Building a positive culture
Specific steps to build a positive culture in your office include:
• Define your practice offerings to eliminate internal competition. Offer services that complement your practice strengths in a way that responds to your customers’ needs. Consider establishing schedule protocols—templates that allow you to respond to urgent appointment requests.
• Define the different tiers of customers you need to service. Remember that your staff is an important customer and must be treated as a valued commodity!
• Break down any barriers between you and referring providers and be sure to provide referring providers with prompt, efficient feedback.
• Teach your staff specific skills, such as managing workflows, efficient message taking, effective communication, problem solving rather than blame placing, personality assessments and, most important, how to work supportively.
• Create a brand image and communicate that brand. Your practice and culture will be embodied and reflected in that brand image. In other words, make your culture a brand.
• Use multiple ways of communicating with your customers—phones, e-mail, automatic call distribution centers and a Web site that customers clearly understand and that enhances their interaction with your practice.
• Develop forms that are easy to read, complete and process.
• Plan your office environment so it is easy to access, enter, move around inside and exit.
• Adopt a modern but understated clinical look and feel to your office. This could include practice apparel, which embodies your brand and helps to communicate the notion of a unified staff.
• Involve your staff and customers in defining and developing your culture through staff retreats, surveys, focus groups and nominal group techniques.
• Never skimp on training; allocate a defined number of hours per year to staff training and development.
• Keep yourself receptive to innovative technologies and paradigms. Look at the same problem but in a new or different way. Most important, take pride in a job well done.
Once you’ve established a positive culture, you’ll be delighted with the results. Among the benefits are the ability to attract and retain talented staff, efficient staff-to-provider ratios, premium contracting opportunities, the potential for payer gainsharing opportunities, high quantifiable customer satisfaction, sustainable growth in provider referrals and high self-esteem among staff.
Al Campagna is the business manager for Greater Rochester Orthopaedics, P.C., in Rochester, N.Y. He can be reached at ACAlberto@aol.com
Ten things you need to know
1. Make sure the physicians in your practice understand what is going on at all times.
2. Get a feel for your marketplace. A gap in your market is not necessarily the same gap in another’s market
3. View your patients as customers.
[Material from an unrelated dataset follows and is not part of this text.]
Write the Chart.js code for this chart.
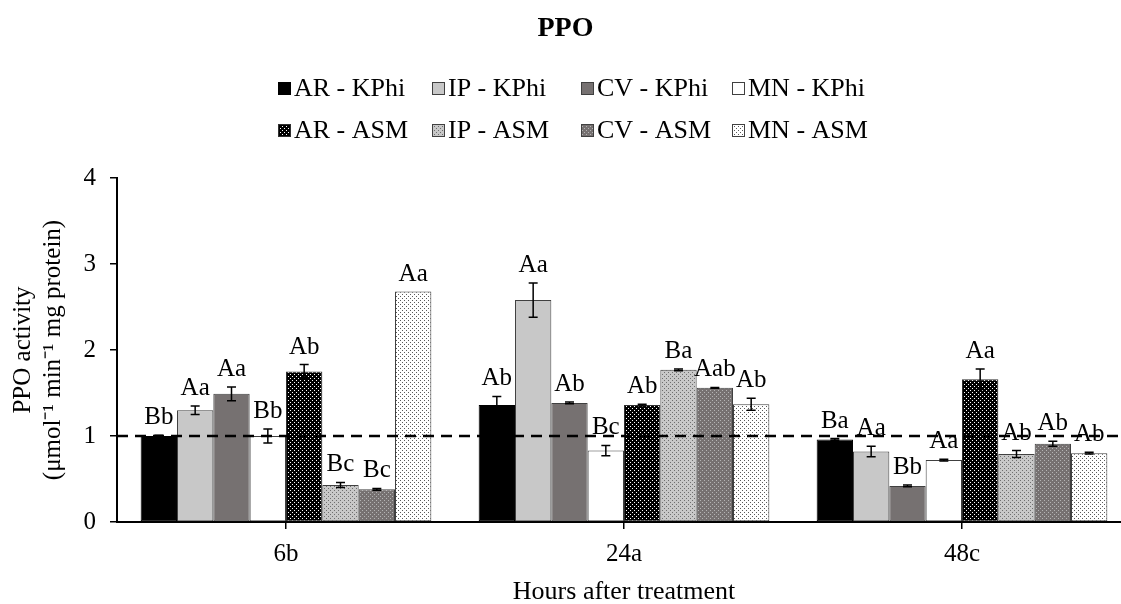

Treat them as though your practice depends on it because it does!
4. Remember that a customer with a problem is not a problem customer.
5. Resolve the issue, instead of winning the argument. Respect the experience of your customers. They are the reason your practice exists!
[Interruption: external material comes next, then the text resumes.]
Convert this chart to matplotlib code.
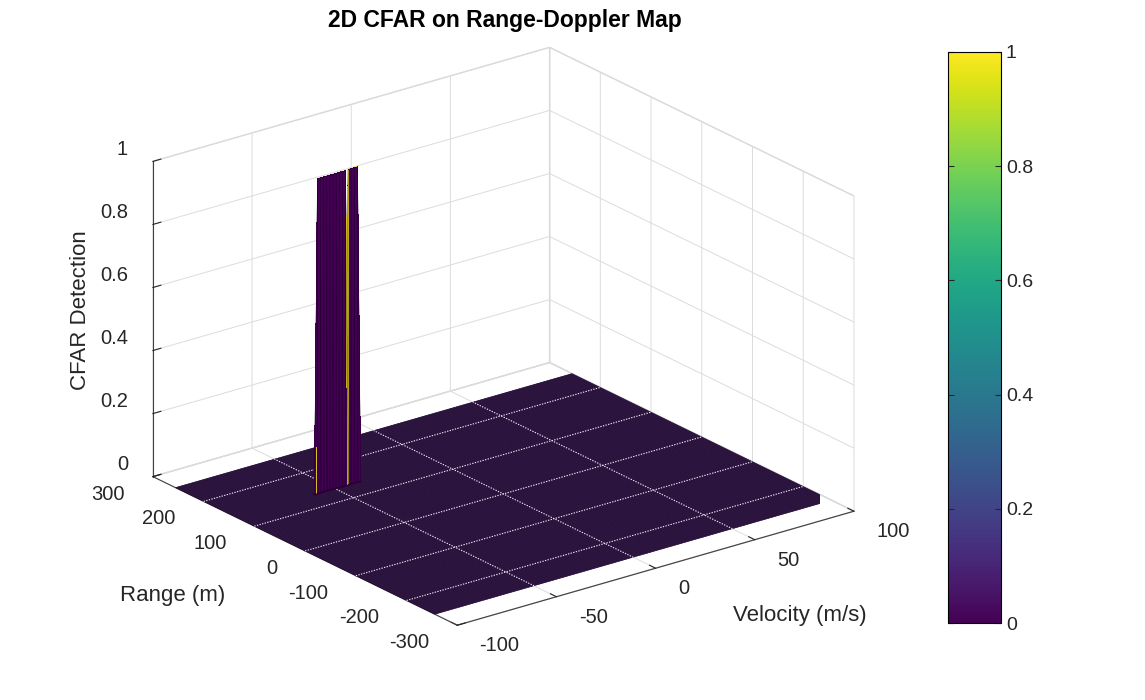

6. Some doctors like to see long waiting lists. Most patients don’t.
7. Create a culture of openness. Each doctor knows the progress of all the others.
8. Empower your staff, but set boundaries. You want to protect your culture while allowing staff enthusiasm to flourish.
9. Make your practice a culture and your culture a brand. Your standing in the community and consistency in all practice communications give staff a sense of pride among their peers.
10. Show your customers R-E-S-P-E-C-T.